#### Provided data:
>>>

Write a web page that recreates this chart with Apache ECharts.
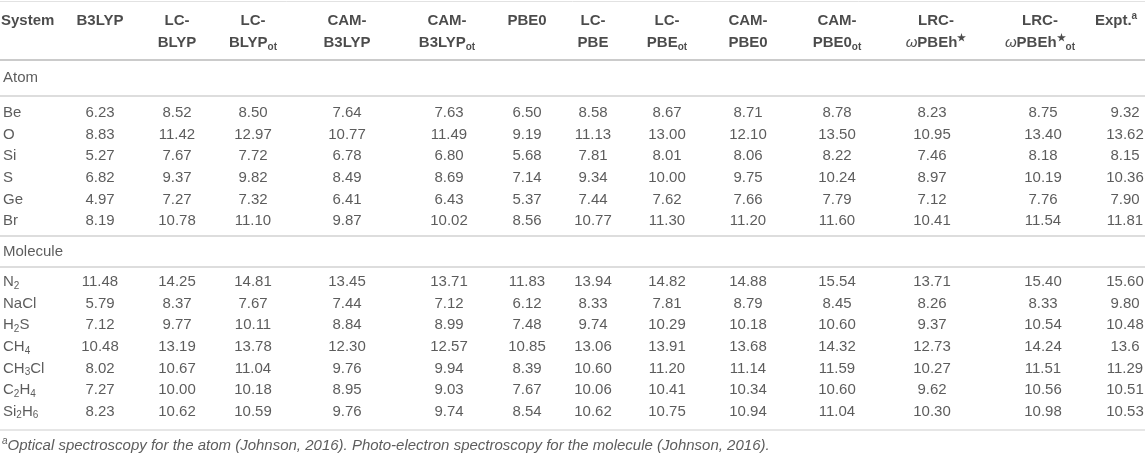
<!DOCTYPE html>
<html><head><meta charset="utf-8">
<script src="https://cdn.jsdelivr.net/npm/echarts@6/dist/echarts.min.js"></script>
<style>html,body{margin:0;padding:0;background:#fff}#c{width:1145px;height:456px}</style>
</head><body><div id="c"></div>
<script>
// ---- table content ----
const headerLabels = ['System', 'B3LYP', 'LC-\nBLYP', 'LC-\nBLYP{sub|ot}', 'CAM-\nB3LYP', 'CAM-\nB3LYP{sub|ot}',
  'PBE0', 'LC-\nPBE', 'LC-\nPBE{sub|ot}', 'CAM-\nPBE0', 'CAM-\nPBE0{sub|ot}',
  'LRC-\n{w|ω}PBEh{sup|★}', 'LRC-\n{w|ω}PBEh{sup|★}{sub|ot}', 'Expt.{sup|a}'];
const sectionTitles = ['Atom', 'Molecule'];
const atomSystems = ['Be', 'O', 'Si', 'S', 'Ge', 'Br'];
const moleculeSystems = ['N{sub|2}', 'NaCl', 'H{sub|2}S', 'CH{sub|4}', 'CH{sub|3}Cl', 'C{sub|2}H{sub|4}', 'Si{sub|2}H{sub|6}'];

const rowBe    = ['6.23', '8.52', '8.50', '7.64', '7.63', '6.50', '8.58', '8.67', '8.71', '8.78', '8.23', '8.75', '9.32'];
const rowO     = ['8.83', '11.42', '12.97', '10.77', '11.49', '9.19', '11.13', '13.00', '12.10', '13.50', '10.95', '13.40', '13.62'];
const rowSi    = ['5.27', '7.67', '7.72', '6.78', '6.80', '5.68', '7.81', '8.01', '8.06', '8.22', '7.46', '8.18', '8.15'];
const rowS     = ['6.82', '9.37', '9.82', '8.49', '8.69', '7.14', '9.34', '10.00', '9.75', '10.24', '8.97', '10.19', '10.36'];
const rowGe    = ['4.97', '7.27', '7.32', '6.41', '6.43', '5.37', '7.44', '7.62', '7.66', '7.79', '7.12', '7.76', '7.90'];
const rowBr    = ['8.19', '10.78', '11.10', '9.87', '10.02', '8.56', '10.77', '11.30', '11.20', '11.60', '10.41', '11.54', '11.81'];
const rowN2    = ['11.48', '14.25', '14.81', '13.45', '13.71', '11.83', '13.94', '14.82', '14.88', '15.54', '13.71', '15.40', '15.60'];
const rowNaCl  = ['5.79', '8.37', '7.67', '7.44', '7.12', '6.12', '8.33', '7.81', '8.79', '8.45', '8.26', '8.33', '9.80'];
const rowH2S   = ['7.12', '9.77', '10.11', '8.84', '8.99', '7.48', '9.74', '10.29', '10.18', '10.60', '9.37', '10.54', '10.48'];
const rowCH4   = ['10.48', '13.19', '13.78', '12.30', '12.57', '10.85', '13.06', '13.91', '13.68', '14.32', '12.73', '14.24', '13.6'];
const rowCH3Cl = ['8.02', '10.67', '11.04', '9.76', '9.94', '8.39', '10.60', '11.20', '11.14', '11.59', '10.27', '11.51', '11.29'];
const rowC2H4  = ['7.27', '10.00', '10.18', '8.95', '9.03', '7.67', '10.06', '10.41', '10.34', '10.60', '9.62', '10.56', '10.51'];
const rowSi2H6 = ['8.23', '10.62', '10.59', '9.76', '9.74', '8.54', '10.62', '10.75', '10.94', '11.04', '10.30', '10.98', '10.53'];
const atomRows = [rowBe, rowO, rowSi, rowS, rowGe, rowBr];
const moleculeRows = [rowN2, rowNaCl, rowH2S, rowCH4, rowCH3Cl, rowC2H4, rowSi2H6];
const footnote = '{sup|a}Optical spectroscopy for the atom (Johnson, 2016). Photo-electron spectroscopy for the molecule (Johnson, 2016).';

// ---- layout (table geometry in axis units = pixels) ----
const colX = [3, 100, 177, 253, 347, 449, 527, 593, 667, 748, 837, 932, 1043, 1125];
const headerX = [1, 100, 177, 253, 347, 447, 527, 593, 667, 748, 837, 936, 1040, 1116];
const headerTop = 10;
const sectionY = [78, 252];
const firstRowY = [113, 282];
const rowStep = 21.6;
const footY = 446;
const rules = [
  {y: 1, w: 1, c: '#e2e2e2'},
  {y: 60, w: 2, c: '#cbcbcb'},
  {y: 96, w: 1.5, c: '#d2d2d2'},
  {y: 235.5, w: 1.5, c: '#d2d2d2'},
  {y: 267, w: 1.5, c: '#d2d2d2'},
  {y: 430, w: 1.5, c: '#dedede'}
];

const FONT = 'Liberation Sans';
function rich(weight, style, color) {
  const base = {fontFamily: FONT, fontWeight: weight, fontStyle: style, color: color, fontSize: 15, lineHeight: 22};
  return {
    sub: Object.assign({}, base, {fontSize: 10, padding: [8, 0, 0, 0]}),
    sup: Object.assign({}, base, {fontSize: 10, padding: [0, 0, 9, 0]}),
    w: Object.assign({}, base, {fontWeight: 'normal', fontStyle: 'italic'})
  };
}

// build label data
const headerData = headerLabels.map((t, i) => ({name: t, value: [headerX[i], headerTop], label: {align: i === 0 ? 'left' : 'center'}}));
const sectionData = sectionTitles.map((t, i) => ({name: t, value: [colX[0], sectionY[i]]}));
const systemData = [];
const cellData = [];
[[atomSystems, atomRows], [moleculeSystems, moleculeRows]].forEach(([names, rows], s) => {
  names.forEach((nm, r) => {
    const y = firstRowY[s] + r * rowStep;
    systemData.push({name: nm, value: [colX[0], y]});
    rows[r].forEach((v, c) => cellData.push({name: v, value: [colX[c + 1], y]}));
  });
});

const textSeries = (data, lab) => ({
  type: 'scatter', symbolSize: 0, silent: true, animation: false,
  itemStyle: {color: 'rgba(0,0,0,0)'},
  data: data,
  label: Object.assign({show: true, position: 'inside', formatter: p => p.name,
    fontFamily: FONT, fontSize: 15, lineHeight: 22, verticalAlign: 'middle'}, lab)
});

const chart = echarts.init(document.getElementById('c'), null, {renderer: 'canvas'});
chart.setOption({
  animation: false,
  backgroundColor: '#ffffff',
  grid: {left: 0, right: 0, top: 0, bottom: 0},
  xAxis: {type: 'value', min: 0, max: 1145, show: false},
  yAxis: {type: 'value', min: 0, max: 456, inverse: true, show: false},
  series: [
    Object.assign(textSeries(headerData, {fontWeight: 'bold', color: '#1e1e1e', align: 'center', verticalAlign: 'top', rich: rich('bold', 'normal', '#1e1e1e')}), {
      markLine: {
        silent: true, symbol: 'none', animation: false, label: {show: false},
        data: rules.map(r => ({yAxis: r.y, lineStyle: {color: r.c, width: r.w, type: 'solid'}}))
      }
    }),
    textSeries(sectionData, {color: '#333', align: 'left', rich: rich('normal', 'normal', '#333')}),
    textSeries(systemData, {color: '#333', align: 'left', rich: rich('normal', 'normal', '#333')}),
    textSeries(cellData, {color: '#333', align: 'center', rich: rich('normal', 'normal', '#333')}),
    textSeries([{name: footnote, value: [colX[0] - 1, footY]}], {color: '#333', align: 'left', fontStyle: 'italic', rich: rich('normal', 'italic', '#333')})
  ]
});
</script>
</body></html>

<<<

#### Instruction:
Exclude the images, then output the data above word for word.

#### The reply:
Write a web page that recreates this chart with Apache ECharts.
<!DOCTYPE html>
<html><head><meta charset="utf-8">
<script src="https://cdn.jsdelivr.net/npm/echarts@6/dist/echarts.min.js"></script>
<style>html,body{margin:0;padding:0;background:#fff}#c{width:1145px;height:456px}</style>
</head><body><div id="c"></div>
<script>
// ---- table content ----
const headerLabels = ['System', 'B3LYP', 'LC-\nBLYP', 'LC-\nBLYP{sub|ot}', 'CAM-\nB3LYP', 'CAM-\nB3LYP{sub|ot}',
  'PBE0', 'LC-\nPBE', 'LC-\nPBE{sub|ot}', 'CAM-\nPBE0', 'CAM-\nPBE0{sub|ot}',
  'LRC-\n{w|ω}PBEh{sup|★}', 'LRC-\n{w|ω}PBEh{sup|★}{sub|ot}', 'Expt.{sup|a}'];
const sectionTitles = ['Atom', 'Molecule'];
const atomSystems = ['Be', 'O', 'Si', 'S', 'Ge', 'Br'];
const moleculeSystems = ['N{sub|2}', 'NaCl', 'H{sub|2}S', 'CH{sub|4}', 'CH{sub|3}Cl', 'C{sub|2}H{sub|4}', 'Si{sub|2}H{sub|6}'];

const rowBe    = ['6.23', '8.52', '8.50', '7.64', '7.63', '6.50', '8.58', '8.67', '8.71', '8.78', '8.23', '8.75', '9.32'];
const rowO     = ['8.83', '11.42', '12.97', '10.77', '11.49', '9.19', '11.13', '13.00', '12.10', '13.50', '10.95', '13.40', '13.62'];
const rowSi    = ['5.27', '7.67', '7.72', '6.78', '6.80', '5.68', '7.81', '8.01', '8.06', '8.22', '7.46', '8.18', '8.15'];
const rowS     = ['6.82', '9.37', '9.82', '8.49', '8.69', '7.14', '9.34', '10.00', '9.75', '10.24', '8.97', '10.19', '10.36'];
const rowGe    = ['4.97', '7.27', '7.32', '6.41', '6.43', '5.37', '7.44', '7.62', '7.66', '7.79', '7.12', '7.76', '7.90'];
const rowBr    = ['8.19', '10.78', '11.10', '9.87', '10.02', '8.56', '10.77', '11.30', '11.20', '11.60', '10.41', '11.54', '11.81'];
const rowN2    = ['11.48', '14.25', '14.81', '13.45', '13.71', '11.83', '13.94', '14.82', '14.88', '15.54', '13.71', '15.40', '15.60'];
const rowNaCl  = ['5.79', '8.37', '7.67', '7.44', '7.12', '6.12', '8.33', '7.81', '8.79', '8.45', '8.26', '8.33', '9.80'];
const rowH2S   = ['7.12', '9.77', '10.11', '8.84', '8.99', '7.48', '9.74', '10.29', '10.18', '10.60', '9.37', '10.54', '10.48'];
const rowCH4   = ['10.48', '13.19', '13.78', '12.30', '12.57', '10.85', '13.06', '13.91', '13.68', '14.32', '12.73', '14.24', '13.6'];
const rowCH3Cl = ['8.02', '10.67', '11.04', '9.76', '9.94', '8.39', '10.60', '11.20', '11.14', '11.59', '10.27', '11.51', '11.29'];
const rowC2H4  = ['7.27', '10.00', '10.18', '8.95', '9.03', '7.67', '10.06', '10.41', '10.34', '10.60', '9.62', '10.56', '10.51'];
const rowSi2H6 = ['8.23', '10.62', '10.59', '9.76', '9.74', '8.54', '10.62', '10.75', '10.94', '11.04', '10.30', '10.98', '10.53'];
const atomRows = [rowBe, rowO, rowSi, rowS, rowGe, rowBr];
const moleculeRows = [rowN2, rowNaCl, rowH2S, rowCH4, rowCH3Cl, rowC2H4, rowSi2H6];
const footnote = '{sup|a}Optical spectroscopy for the atom (Johnson, 2016). Photo-electron spectroscopy for the molecule (Johnson, 2016).';

// ---- layout (table geometry in axis units = pixels) ----
const colX = [3, 100, 177, 253, 347, 449, 527, 593, 667, 748, 837, 932, 1043, 1125];
const headerX = [1, 100, 177, 253, 347, 447, 527, 593, 667, 748, 837, 936, 1040, 1116];
const headerTop = 10;
const sectionY = [78, 252];
const firstRowY = [113, 282];
const rowStep = 21.6;
const footY = 446;
const rules = [
  {y: 1, w: 1, c: '#e2e2e2'},
  {y: 60, w: 2, c: '#cbcbcb'},
  {y: 96, w: 1.5, c: '#d2d2d2'},
  {y: 235.5, w: 1.5, c: '#d2d2d2'},
  {y: 267, w: 1.5, c: '#d2d2d2'},
  {y: 430, w: 1.5, c: '#dedede'}
];

const FONT = 'Liberation Sans';
function rich(weight, style, color) {
  const base = {fontFamily: FONT, fontWeight: weight, fontStyle: style, color: color, fontSize: 15, lineHeight: 22};
  return {
    sub: Object.assign({}, base, {fontSize: 10, padding: [8, 0, 0, 0]}),
    sup: Object.assign({}, base, {fontSize: 10, padding: [0, 0, 9, 0]}),
    w: Object.assign({}, base, {fontWeight: 'normal', fontStyle: 'italic'})
  };
}

// build label data
const headerData = headerLabels.map((t, i) => ({name: t, value: [headerX[i], headerTop], label: {align: i === 0 ? 'left' : 'center'}}));
const sectionData = sectionTitles.map((t, i) => ({name: t, value: [colX[0], sectionY[i]]}));
const systemData = [];
const cellData = [];
[[atomSystems, atomRows], [moleculeSystems, moleculeRows]].forEach(([names, rows], s) => {
  names.forEach((nm, r) => {
    const y = firstRowY[s] + r * rowStep;
    systemData.push({name: nm, value: [colX[0], y]});
    rows[r].forEach((v, c) => cellData.push({name: v, value: [colX[c + 1], y]}));
  });
});

const textSeries = (data, lab) => ({
  type: 'scatter', symbolSize: 0, silent: true, animation: false,
  itemStyle: {color: 'rgba(0,0,0,0)'},
  data: data,
  label: Object.assign({show: true, position: 'inside', formatter: p => p.name,
    fontFamily: FONT, fontSize: 15, lineHeight: 22, verticalAlign: 'middle'}, lab)
});

const chart = echarts.init(document.getElementById('c'), null, {renderer: 'canvas'});
chart.setOption({
  animation: false,
  backgroundColor: '#ffffff',
  grid: {left: 0, right: 0, top: 0, bottom: 0},
  xAxis: {type: 'value', min: 0, max: 1145, show: false},
  yAxis: {type: 'value', min: 0, max: 456, inverse: true, show: false},
  series: [
    Object.assign(textSeries(headerData, {fontWeight: 'bold', color: '#1e1e1e', align: 'center', verticalAlign: 'top', rich: rich('bold', 'normal', '#1e1e1e')}), {
      markLine: {
        silent: true, symbol: 'none', animation: false, label: {show: false},
        data: rules.map(r => ({yAxis: r.y, lineStyle: {color: r.c, width: r.w, type: 'solid'}}))
      }
    }),
    textSeries(sectionData, {color: '#333', align: 'left', rich: rich('normal', 'normal', '#333')}),
    textSeries(systemData, {color: '#333', align: 'left', rich: rich('normal', 'normal', '#333')}),
    textSeries(cellData, {color: '#333', align: 'center', rich: rich('normal', 'normal', '#333')}),
    textSeries([{name: footnote, value: [colX[0] - 1, footY]}], {color: '#333', align: 'left', fontStyle: 'italic', rich: rich('normal', 'italic', '#333')})
  ]
});
</script>
</body></html>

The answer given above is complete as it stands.